Bulletin No. 84-12Financing of premiums by agents
Issued and entered September 21, 1984 by Nancy A. Baerwaldt, Commissioner of Insurance
The Insurance Bureau has received a number of inquiries concerning what interest charge agents may require for advancing or financing insurance premiums for their clients. There is evidence that some agents are operating under the belief that they may charge up to the maximum service charge allowed to premium finance companies under Chapter 15 of the Insurance Code even though these agents are not licensed as premium finance companies under Chapter 15. The purpose of this bulletin is to inform agents that if they are not licensed as a premium finance company under Chapter 15 then the maximum interest rate they may charge for financing premiums is set by the state usury statute at 5 percent per annum for verbal agreements and 7 percent per annum if there is a written agreement.
Chapter 15 of the Insurance Code of 1956, as amended, MCLA 500.1501- 500.1514, requires premium finance companies to be licensed and regulates their activities. Section 1501(e), MCLA 500.1501(e), exempts insurance agents and agencies from the provisions of the chapter when they finance insurance premiums on business they produce. It states that the Chapter shall not apply to:
Any insurance agent or agency, or any wholly owned premium finance company of an insurance agent or agency, financing only insurance premiums on business produced by the agent or agency.
Public Act 326 of 1966, MCLA 438.31, otherwise known as the "usury statute," limits the rate of interest that may be charged on loans to 5 percent per annum for verbal agreements and 7 percent per annum for written agreements unless the loan is regulated by another statute. It reads in part:
The interest of money shall be at the rate of $5.00 upon $100.00 for a year, and at the same rate for greater or less sum, and for longer or shorter time, except that in all cases it shall be lawful for the parties to stipulate in writing for the payment of any rate of interest, not exceeding 7% per annum. This act shall not apply to the rate of interest on any note, bond or other evidence of indebtedness issued by any corporation, association or person, the issue and rate of interest of which have been expressly authorized by the public service commission or the securities bureau of the department of commerce, or is regulated by any other law of this state, or of the United States, nor shall it apply to any time price differential which may be charged upon sales of goods or services on credit. . . .
The financing of insurance premiums by premium finance companies is not subject to the usury statute because of its regulation under Chapter 15. Prior to the enactment of Chapter 15 in 1968, insurance premium financing by premium finance companies as well as agents was subject to the usury statute according to a 1962 Attorney General's opinion. The concluding paragraph of that opinion spoke directly to agents.
If the transaction between the insurance agent and the insured were to be viewed as a contract between such parties for the loan of money, any amount of charge added to the principal amount loaned which exceeded 7% simple interest per annum would be usurious. If the charge is viewed as a part of the premium for the insurance contract, the add-on is illegal as being in excess of the established rate.
If an agent is not licensed as a premium finance company under Chapter 15 and hence not subject to its regulation he or she cannot take advantage of the service charges allowed under the Chapter.

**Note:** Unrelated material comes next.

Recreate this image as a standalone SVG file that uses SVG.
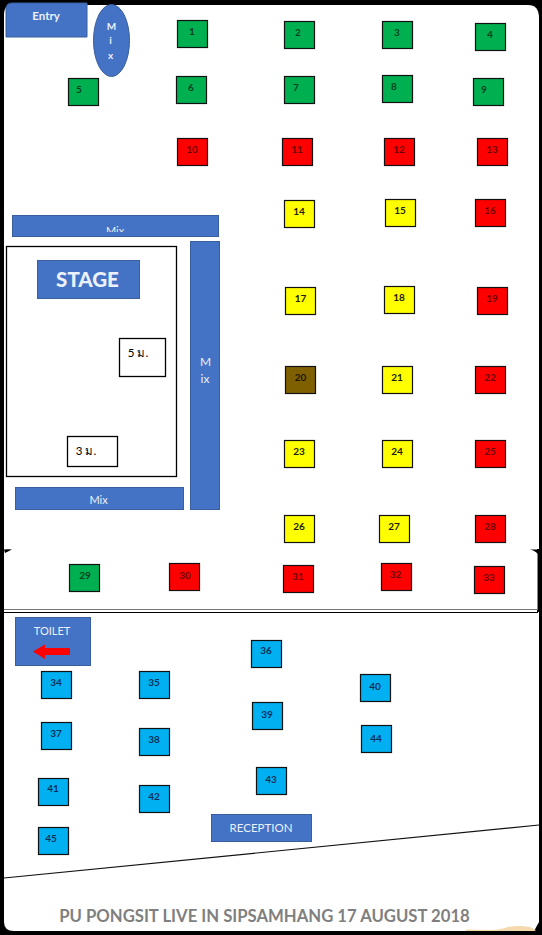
<svg xmlns="http://www.w3.org/2000/svg" width="542" height="935" viewBox="0 0 542 935">
<style>
text{font-family:Lato,"Liberation Sans","Noto Sans CJK SC",sans-serif;text-anchor:middle}
.s{stroke:#111;stroke-width:1.2}
.g{fill:#00b050}.r{fill:#ff0000}.y{fill:#ffff00}.b{fill:#00b0f0}.br{fill:#7f6000}
.n{font-size:10px;font-weight:700}
.tg{fill:#05401f}.tr{fill:#6a0505}.ty{fill:#202000}.tb{fill:#06315c}.tbr{fill:#1a1400}
.bar{fill:#4472c4;stroke:#3a5f9f;stroke-width:1}
.w{fill:#eaf1fb}
.box{fill:#fff;stroke:#000;stroke-width:1.3}
</style>
<defs><clipPath id="mixclip"><rect x="12" y="215" width="206" height="17"/></clipPath></defs>
<rect width="542" height="935" fill="#000"/>
<path d="M12 5H528Q539 5 539 18V549H4V14Q4 5 12 5Z" fill="#fff"/>
<path d="M4 548H537V613H4Z" fill="#fff"/>
<path d="M4 612H539V922L534 931H14Q4 931 4 922Z" fill="#fff"/>
<g id="connectors" fill="none">
<path d="M4 609.500H537" stroke="#777" stroke-width="1.200"/>
<path d="M4 612.500H538" stroke="#000" stroke-width="1.200"/>
<path d="M537.500 550V610" stroke="#888" stroke-width="1"/>
<path d="M4 878L539 825" stroke="#111" stroke-width="1.200"/>
</g>
<path d="M4 549.500Q8 549 12 549.500L5 553Z" fill="#000"/>
<path d="M530 549.500H539V556Q537 551 530 549.500Z" fill="#000"/>
<path d="M466 931V929.500L490 930Q500 930 508 927Q518 925 530 927L536 930L534 931Z" fill="#f3d9ad"/>
<g id="entry"><path class="bar" d="M6 9Q6 3 12 3H87V37H6Z"/><text class="w" x="46" y="20" font-size="11.500" font-weight="700">Entry</text></g>
<g id="mix-oval"><ellipse cx="111.500" cy="40.500" rx="18" ry="36" fill="#4472c4" stroke="#3a5f9f"/><g class="w" font-size="10" font-weight="700"><text x="111.500" y="30">M</text><text x="110.500" y="44">i</text><text x="110.500" y="59">x</text></g></g>
<g id="mix-top"><rect class="bar" x="12.500" y="215.500" width="206" height="21"/><text class="w" x="115" y="234.500" font-size="11" clip-path="url(#mixclip)">Mix</text></g>
<g id="stage-area"><rect x="6.500" y="246.500" width="170" height="230" fill="#fff" stroke="#000" stroke-width="1.300"/></g>
<g id="stage"><rect class="bar" x="37.500" y="260.500" width="102" height="38"/><text class="w" x="87.500" y="287" font-size="20.500" font-weight="900">STAGE</text></g>
<g id="box-5m"><rect class="box" x="119.500" y="338.500" width="46" height="38"/><text x="138" y="357" font-size="11.500" fill="#000">5 ม.</text></g>
<g id="box-3m"><rect class="box" x="67.500" y="436.500" width="50" height="30"/><text x="86" y="455" font-size="11.500" fill="#000">3 ม.</text></g>
<g id="mix-right"><rect class="bar" x="190.500" y="241.500" width="29" height="268"/><g class="w" font-size="12"><text x="205.500" y="366">M</text><text x="205" y="383">ix</text></g></g>
<g id="mix-bottom"><rect class="bar" x="15.500" y="487.500" width="168" height="22"/><text class="w" x="98.500" y="504" font-size="11">Mix</text></g>
<g id="toilet"><rect class="bar" x="15.500" y="617.500" width="75" height="48"/><text class="w" x="52" y="635" font-size="11">TOILET</text><path d="M70 648V655H45V659L33 651.500L45 644.500V648Z" fill="#ff0000"/></g>
<g id="reception"><rect class="bar" x="211.500" y="814.500" width="100" height="27"/><text class="w" x="261" y="832" font-size="11.500">RECEPTION</text></g>
<g id="seat-1"><rect class="s g" x="177.500" y="20.500" width="30" height="27"/><text class="n tg" x="192" y="35">1</text></g>
<g id="seat-2"><rect class="s g" x="284.500" y="21.500" width="30" height="27"/><text class="n tg" x="298" y="36">2</text></g>
<g id="seat-3"><rect class="s g" x="382.500" y="21.500" width="30" height="27"/><text class="n tg" x="397" y="36">3</text></g>
<g id="seat-4"><rect class="s g" x="475.500" y="23.500" width="30" height="27"/><text class="n tg" x="490" y="38">4</text></g>
<g id="seat-5"><rect class="s g" x="68.500" y="78.500" width="30" height="27"/><text class="n tg" x="79" y="93">5</text></g>
<g id="seat-6"><rect class="s g" x="176.500" y="76.500" width="30" height="27"/><text class="n tg" x="191" y="91">6</text></g>
<g id="seat-7"><rect class="s g" x="284.500" y="76.500" width="30" height="27"/><text class="n tg" x="296" y="91">7</text></g>
<g id="seat-8"><rect class="s g" x="382.500" y="75.500" width="30" height="27"/><text class="n tg" x="394" y="90">8</text></g>
<g id="seat-9"><rect class="s g" x="473.500" y="78.500" width="30" height="27"/><text class="n tg" x="484" y="93">9</text></g>
<g id="seat-10"><rect class="s r" x="177.500" y="138.500" width="30" height="27"/><text class="n tr" x="192" y="153">10</text></g>
<g id="seat-11"><rect class="s r" x="282.500" y="138.500" width="30" height="27"/><text class="n tr" x="297" y="153">11</text></g>
<g id="seat-12"><rect class="s r" x="384.500" y="138.500" width="30" height="27"/><text class="n tr" x="399" y="153">12</text></g>
<g id="seat-13"><rect class="s r" x="477.500" y="138.500" width="30" height="27"/><text class="n tr" x="492" y="153">13</text></g>
<g id="seat-14"><rect class="s y" x="284.500" y="200.500" width="30" height="27"/><text class="n ty" x="299" y="215">14</text></g>
<g id="seat-15"><rect class="s y" x="385.500" y="199.500" width="30" height="27"/><text class="n ty" x="400" y="214">15</text></g>
<g id="seat-16"><rect class="s r" x="475.500" y="199.500" width="30" height="27"/><text class="n tr" x="490" y="214">16</text></g>
<g id="seat-17"><rect class="s y" x="285.500" y="287.500" width="30" height="27"/><text class="n ty" x="300.500" y="302">17</text></g>
<g id="seat-18"><rect class="s y" x="384.500" y="286.500" width="30" height="27"/><text class="n ty" x="399" y="301">18</text></g>
<g id="seat-19"><rect class="s r" x="477.500" y="287.500" width="30" height="27"/><text class="n tr" x="492" y="302">19</text></g>
<g id="seat-20"><rect class="s br" x="285.500" y="366.500" width="30" height="27"/><text class="n tbr" x="300.500" y="381">20</text></g>
<g id="seat-21"><rect class="s y" x="382.500" y="366.500" width="30" height="27"/><text class="n ty" x="397" y="381">21</text></g>
<g id="seat-22"><rect class="s r" x="475.500" y="366.500" width="30" height="27"/><text class="n tr" x="490" y="381">22</text></g>
<g id="seat-23"><rect class="s y" x="284.500" y="440.500" width="30" height="27"/><text class="n ty" x="299" y="455">23</text></g>
<g id="seat-24"><rect class="s y" x="382.500" y="440.500" width="30" height="27"/><text class="n ty" x="397" y="455">24</text></g>
<g id="seat-25"><rect class="s r" x="475.500" y="440.500" width="30" height="27"/><text class="n tr" x="490" y="455">25</text></g>
<g id="seat-26"><rect class="s y" x="284.500" y="515.500" width="30" height="27"/><text class="n ty" x="299" y="530">26</text></g>
<g id="seat-27"><rect class="s y" x="379.500" y="515.500" width="30" height="27"/><text class="n ty" x="394" y="530">27</text></g>
<g id="seat-28"><rect class="s r" x="475.500" y="515.500" width="30" height="27"/><text class="n tr" x="490" y="530">28</text></g>
<g id="seat-29"><rect class="s g" x="69.500" y="564.500" width="30" height="27"/><text class="n tg" x="85" y="579">29</text></g>
<g id="seat-30"><rect class="s r" x="169.500" y="563.500" width="30" height="27"/><text class="n tr" x="185" y="579">30</text></g>
<g id="seat-31"><rect class="s r" x="283.500" y="565.500" width="30" height="27"/><text class="n tr" x="298" y="580">31</text></g>
<g id="seat-32"><rect class="s r" x="381.500" y="563.500" width="30" height="27"/><text class="n tr" x="395.500" y="578">32</text></g>
<g id="seat-33"><rect class="s r" x="474.500" y="566.500" width="30" height="27"/><text class="n tr" x="489" y="581">33</text></g>
<g id="seat-34"><rect class="s b" x="41.500" y="671.500" width="30" height="27"/><text class="n tb" x="56" y="686">34</text></g>
<g id="seat-35"><rect class="s b" x="139.500" y="671.500" width="30" height="27"/><text class="n tb" x="154" y="686">35</text></g>
<g id="seat-36"><rect class="s b" x="251.500" y="640.500" width="30" height="27"/><text class="n tb" x="266" y="654">36</text></g>
<g id="seat-37"><rect class="s b" x="41.500" y="722.500" width="30" height="27"/><text class="n tb" x="56" y="737">37</text></g>
<g id="seat-38"><rect class="s b" x="139.500" y="728.500" width="30" height="27"/><text class="n tb" x="154" y="743">38</text></g>
<g id="seat-39"><rect class="s b" x="252.500" y="702.500" width="30" height="27"/><text class="n tb" x="267" y="718">39</text></g>
<g id="seat-40"><rect class="s b" x="360.500" y="674.500" width="30" height="27"/><text class="n tb" x="375" y="690">40</text></g>
<g id="seat-41"><rect class="s b" x="38.500" y="778.500" width="30" height="27"/><text class="n tb" x="53" y="792">41</text></g>
<g id="seat-42"><rect class="s b" x="139.500" y="785.500" width="30" height="27"/><text class="n tb" x="154" y="800">42</text></g>
<g id="seat-43"><rect class="s b" x="256.500" y="767.500" width="30" height="27"/><text class="n tb" x="271" y="783">43</text></g>
<g id="seat-44"><rect class="s b" x="361.500" y="725.500" width="30" height="27"/><text class="n tb" x="376" y="742">44</text></g>
<g id="seat-45"><rect class="s b" x="38.500" y="827.500" width="30" height="27"/><text class="n tb" x="51" y="842">45</text></g>
<text id="title" x="264.500" y="922" font-size="16.700" font-weight="700" fill="#7f7f7f">PU PONGSIT LIVE IN SIPSAMHANG 17 AUGUST 2018</text>
</svg>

The intent behind the exemption for agents was to permit them to advance or finance premiums for clients as part of their normal business activities without requiring them to become licensed as a premium finance company. The purpose of the usury statute is to generally regulate the interest rates that can be charged on any credit transaction, unless it is expressly regulated under another statute.
If an agent is not licensed under Chapter 15 as a premium finance company then any financing of premiums they may provide is not subject to regulation under Chapter 15. Hence, any premium financing undertaken by an agent who is not licensed as a premium finance company is subject to the provisions of the usury statute. Agents who are not licensed as a premium finance company and who charge interest in excess of 7 percent per annum on any premium financing they provide will be in violation of the usury statute. An agent wishing to use the service charges permitted under Chapter 15 must become licensed under that chapter as a premium finance company.